We often fall into the belief that more effort equals more benefit. And so we add and add—more routines, more practices, more supplements, more journaling... all in the name of healing, growth, or improvement. But what happens when all of that “working on ourselves” begins to wear us out?
Here’s how this often shows up:
Practicing 30 minutes of energy exercises a day genuinely leaves you feeling more grounded, restored, and vibrant.
Then you add yoga, journaling, meal prepping, and five new supplements—and it starts to feel like a second job.
Before long, the pressure to “keep up” with your wellness routine brings on anxiety, fatigue, and guilt.
Sound familiar?
The truth is, healing and expansion happen most gracefully in what I call the sweet spot—that space where the nourishment you give yourself is both sustainable and effective.
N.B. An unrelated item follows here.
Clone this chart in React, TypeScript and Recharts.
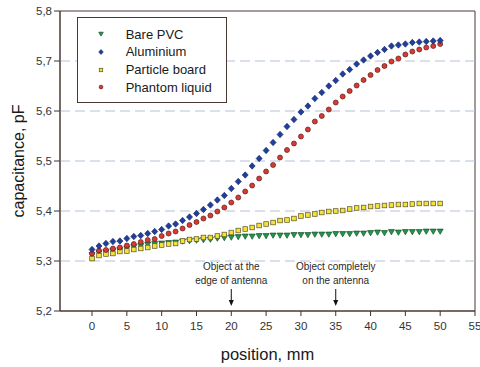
import {
  ReferenceArea,
  ReferenceDot,
  ReferenceLine,
  Scatter,
  ScatterChart,
  XAxis,
  YAxis,
} from "recharts";

// position, mm
const positions = [
  0, 1, 2, 3, 4, 5, 6, 7, 8, 9, 10, 11, 12, 13, 14, 15, 16, 17, 18, 19, 20,
  21, 22, 23, 24, 25, 26, 27, 28, 29, 30, 31, 32, 33, 34, 35, 36, 37, 38, 39,
  40, 41, 42, 43, 44, 45, 46, 47, 48, 49, 50,
];

// capacitance, pF
const barePvc = [
  5.312, 5.316, 5.318, 5.32, 5.322, 5.325, 5.328, 5.33, 5.333, 5.334, 5.335,
  5.336, 5.337, 5.339, 5.34, 5.341, 5.342, 5.343, 5.345, 5.346, 5.347, 5.348,
  5.349, 5.349, 5.35, 5.35, 5.351, 5.351, 5.351, 5.352, 5.352, 5.352, 5.353,
  5.353, 5.353, 5.354, 5.354, 5.354, 5.355, 5.355, 5.356, 5.357, 5.356, 5.358,
  5.357, 5.358, 5.358, 5.358, 5.359, 5.359, 5.359,
];
const aluminium = [
  5.323, 5.33, 5.335, 5.339, 5.34, 5.345, 5.349, 5.351, 5.355, 5.359, 5.363,
  5.37, 5.374, 5.381, 5.388, 5.395, 5.403, 5.412, 5.422, 5.431, 5.445, 5.459,
  5.472, 5.49, 5.505, 5.521, 5.537, 5.553, 5.569, 5.583, 5.598, 5.61, 5.625,
  5.637, 5.65, 5.661, 5.674, 5.683, 5.694, 5.702, 5.71, 5.717, 5.723, 5.73,
  5.732, 5.734, 5.737, 5.738, 5.739, 5.74, 5.741,
];
const particleBoard = [
  5.305, 5.311, 5.314, 5.315, 5.319, 5.32, 5.323, 5.325, 5.327, 5.33, 5.332,
  5.334, 5.335, 5.34, 5.343, 5.344, 5.347, 5.347, 5.35, 5.353, 5.357, 5.361,
  5.364, 5.367, 5.371, 5.374, 5.377, 5.381, 5.382, 5.385, 5.39, 5.392, 5.394,
  5.397, 5.399, 5.4, 5.401, 5.404, 5.406, 5.407, 5.409, 5.41, 5.411, 5.412,
  5.413, 5.413, 5.414, 5.415, 5.415, 5.415, 5.415,
];
const phantomLiquid = [
  5.315, 5.321, 5.322, 5.325, 5.327, 5.331, 5.334, 5.338, 5.342, 5.344, 5.35,
  5.355, 5.359, 5.365, 5.372, 5.378, 5.385, 5.391, 5.399, 5.407, 5.417, 5.427,
  5.439, 5.451, 5.465, 5.479, 5.492, 5.507, 5.522, 5.535, 5.549, 5.563, 5.579,
  5.59, 5.603, 5.617, 5.629, 5.64, 5.651, 5.662, 5.672, 5.682, 5.69, 5.699,
  5.705, 5.713, 5.719, 5.723, 5.727, 5.73, 5.734,
];

const xTicks = [0, 5, 10, 15, 20, 25, 30, 35, 40, 45, 50, 55];
const xMinorTicks = [
  -4, -3, -2, -1, 0, 1, 2, 3, 4, 5, 6, 7, 8, 9, 10, 11, 12, 13, 14, 15, 16,
  17, 18, 19, 20, 21, 22, 23, 24, 25, 26, 27, 28, 29, 30, 31, 32, 33, 34, 35,
  36, 37, 38, 39, 40, 41, 42, 43, 44, 45, 46, 47, 48, 49, 50, 51, 52, 53, 54,
  55,
];
const yTicks = [5.2, 5.3, 5.4, 5.5, 5.6, 5.7, 5.8];
const yMinorTicks = [
  5.2, 5.22, 5.24, 5.26, 5.28, 5.3, 5.32, 5.34, 5.36, 5.38, 5.4, 5.42, 5.44,
  5.46, 5.48, 5.5, 5.52, 5.54, 5.56, 5.58, 5.6, 5.62, 5.64, 5.66, 5.68, 5.7,
  5.72, 5.74, 5.76, 5.78, 5.8,
];
const gridValues = [5.3, 5.4, 5.5, 5.6, 5.7];

const annotations = [
  { x: 20, lines: ["Object at the", "edge of antenna"] },
  { x: 35, lines: ["Object completely", "on the antenna"] },
];

const X_DOMAIN: [number, number] = [-4.6, 55];
const Y_DOMAIN: [number, number] = [5.2, 5.8];
const FONT = "'Liberation Sans', Arial, sans-serif";
const LINE = "#4a3835";

type Kind = "triangle" | "diamond" | "square" | "circle";

const series: {
  name: string;
  values: number[];
  kind: Kind;
  fill: string;
  stroke: string;
}[] = [
  { name: "Bare PVC", values: barePvc, kind: "triangle", fill: "#1f9a4a", stroke: "#164a2a" },
  { name: "Aluminium", values: aluminium, kind: "diamond", fill: "#1f3f9f", stroke: "#1a2a6a" },
  { name: "Particle board", values: particleBoard, kind: "square", fill: "#f2e23a", stroke: "#5a5020" },
  { name: "Phantom liquid", values: phantomLiquid, kind: "circle", fill: "#d83a32", stroke: "#5a2020" },
];

// draw order: green under yellow under red under blue
const drawOrder = [0, 2, 3, 1];

function Marker({
  cx,
  cy,
  kind,
  fill,
  stroke,
  s = 1,
}: {
  cx: number;
  cy: number;
  kind: Kind;
  fill: string;
  stroke: string;
  s?: number;
}) {
  if (cx == null || cy == null) return null;
  const sw = 0.7;
  switch (kind) {
    case "triangle":
      return (
        <polygon
          points={`${cx - 3 * s},${cy - 2.4 * s} ${cx + 3 * s},${cy - 2.4 * s} ${cx},${cy + 2.8 * s}`}
          fill={fill}
          stroke={stroke}
          strokeWidth={sw}
        />
      );
    case "diamond":
      return (
        <polygon
          points={`${cx},${cy - 3.2 * s} ${cx + 3 * s},${cy} ${cx},${cy + 3.2 * s} ${cx - 3 * s},${cy}`}
          fill={fill}
          stroke={stroke}
          strokeWidth={sw}
        />
      );
    case "square":
      return (
        <rect
          x={cx - 2.3 * s}
          y={cy - 2.3 * s}
          width={4.6 * s}
          height={4.6 * s}
          fill={fill}
          stroke={stroke}
          strokeWidth={sw}
        />
      );
    default:
      return <circle cx={cx} cy={cy} r={2.5 * s} fill={fill} stroke={stroke} strokeWidth={sw} />;
  }
}

const fmt = (v: number) => v.toFixed(1).replace(".", ",");

function Annotation(props: any) {
  const { cx, cy, lines } = props;
  return (
    <g fontFamily={FONT} fontSize={10} fill="#2a2a2a">
      <text x={cx} y={cy - 41} textAnchor="middle">
        {lines[0]}
      </text>
      <text x={cx} y={cy - 27.5} textAnchor="middle">
        {lines[1]}
      </text>
      <line x1={cx} y1={cy - 22} x2={cx} y2={cy - 10} stroke="#111" strokeWidth={1} />
      <polygon
        points={`${cx - 2.5},${cy - 11} ${cx + 2.5},${cy - 11} ${cx},${cy - 5}`}
        fill="#111"
      />
    </g>
  );
}

export default function App() {
  return (
    <div
      style={{
        position: "absolute",
        left: 0,
        top: 0,
        width: 480,
        height: 367,
        background: "#fff",
        fontFamily: FONT,
      }}
    >
      <ScatterChart
        width={480}
        height={367}
        margin={{ top: 11, right: 5, bottom: 0, left: 0 }}
      >
        <XAxis
          type="number"
          dataKey="x"
          domain={X_DOMAIN}
          ticks={xTicks}
          allowDataOverflow
          height={56}
          tickSize={5}
          tickMargin={6}
          tickFormatter={(v) => String(v)}
          tick={{ fill: "#333", fontSize: 11.5, fontFamily: FONT }}
          stroke={LINE}
          tickLine={{ stroke: "#333" }}
          interval={0}
          label={(p: any) => {
            const vb = p.viewBox;
            return (
              <text
                x={vb.x + vb.width / 2}
                y={vb.y + 43}
                textAnchor="middle"
                dominantBaseline="central"
                fontFamily={FONT}
                fontSize={16.5}
                fill="#1a1a1a"
              >
                position, mm
              </text>
            );
          }}
        />
        <XAxis
          xAxisId="minor"
          type="number"
          dataKey="x"
          domain={X_DOMAIN}
          ticks={xMinorTicks}
          allowDataOverflow
          height={0}
          tickSize={3}
          tick={false}
          axisLine={false}
          tickLine={{ stroke: "#333" }}
          interval={0}
        />
        <YAxis
          type="number"
          dataKey="y"
          domain={Y_DOMAIN}
          ticks={yTicks}
          allowDataOverflow
          width={60}
          tickSize={6}
          tickMargin={2}
          tickFormatter={fmt}
          tick={{ fill: "#333", fontSize: 11.5, fontFamily: FONT }}
          stroke={LINE}
          tickLine={{ stroke: "#333" }}
          interval={0}
          label={(p: any) => {
            const vb = p.viewBox;
            const cx = 18;
            const cy = vb.y + vb.height / 2;
            return (
              <text
                x={cx}
                y={cy}
                transform={`rotate(-90 ${cx} ${cy})`}
                textAnchor="middle"
                dominantBaseline="central"
                fontFamily={FONT}
                fontSize={16}
                fill="#1a1a1a"
              >
                capacitance, pF
              </text>
            );
          }}
        />
        <YAxis
          yAxisId="minor"
          type="number"
          dataKey="y"
          domain={Y_DOMAIN}
          ticks={yMinorTicks}
          allowDataOverflow
          width={0}
          tickSize={3}
          tick={false}
          axisLine={false}
          tickLine={{ stroke: "#333" }}
          interval={0}
        />

        {gridValues.map((v) => (
          <ReferenceLine
            key={v}
            y={v}
            stroke="#b4c2d4"
            strokeDasharray="10 5"
            strokeWidth={1}
          />
        ))}

        <ReferenceArea
          x1={X_DOMAIN[0]}
          x2={X_DOMAIN[1]}
          y1={Y_DOMAIN[0]}
          y2={Y_DOMAIN[1]}
          fill="none"
          fillOpacity={0}
          stroke={LINE}
          strokeWidth={1}
        />

        {annotations.map((a) => (
          <ReferenceDot
            key={a.x}
            x={a.x}
            y={Y_DOMAIN[0]}
            r={0}
            shape={(p: any) => <Annotation {...p} lines={a.lines} />}
          />
        ))}

        {drawOrder.map((i) => {
          const s = series[i];
          const data = positions.map((x, k) => ({ x, y: s.values[k] }));
          return (
            <Scatter
              key={s.name}
              name={s.name}
              data={data}
              isAnimationActive={false}
              shape={(p: any) => (
                <Marker cx={p.cx} cy={p.cy} kind={s.kind} fill={s.fill} stroke={s.stroke} />
              )}
            />
          );
        })}
      </ScatterChart>

      <div
        style={{
          position: "absolute",
          left: 77,
          top: 17,
          width: 150,
          height: 86,
          boxSizing: "border-box",
          border: `1px solid ${LINE}`,
          background: "#fff",
          paddingTop: 7.5,
        }}
      >
        {series.map((s) => (
          <div
            key={s.name}
            style={{ display: "flex", alignItems: "center", height: 17.7 }}
          >
            <svg width={10} height={10} style={{ marginLeft: 18 }}>
              <Marker cx={5} cy={5} kind={s.kind} fill={s.fill} stroke={s.stroke} s={0.75} />
            </svg>
            <span
              style={{
                marginLeft: 19.7,
                fontSize: 13,
                color: "#1a1a1a",
                lineHeight: "17.7px",
                whiteSpace: "nowrap",
              }}
            >
              {s.name}
            </span>
          </div>
        ))}
      </div>
    </div>
  );
}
Where the return matches the effort, and your system can actually receive the support.
It’s like watering a plant. The right amount of water supports growth and vitality. Too much, and the roots begin to drown.
So instead of chasing more, consider aiming for enough.
Ask yourself:
What actually restores me?
Have things truly improved since I added to my self-care routine?
Would doing less actually feel better?
Sometimes, a short walk, a laugh with a friend, and a full night’s rest nourish the energy body far more than any checklist of rituals.
You don’t need to prove your worth through how hard you work on yourself. You are already worthy. And your energy system doesn’t need to be constantly “optimized”—sometimes, it just wants to rest.
So take a few days off if you need to. Do something you really love. Let yourself be.
Because sometimes, the most healing thing you can do… is simply be.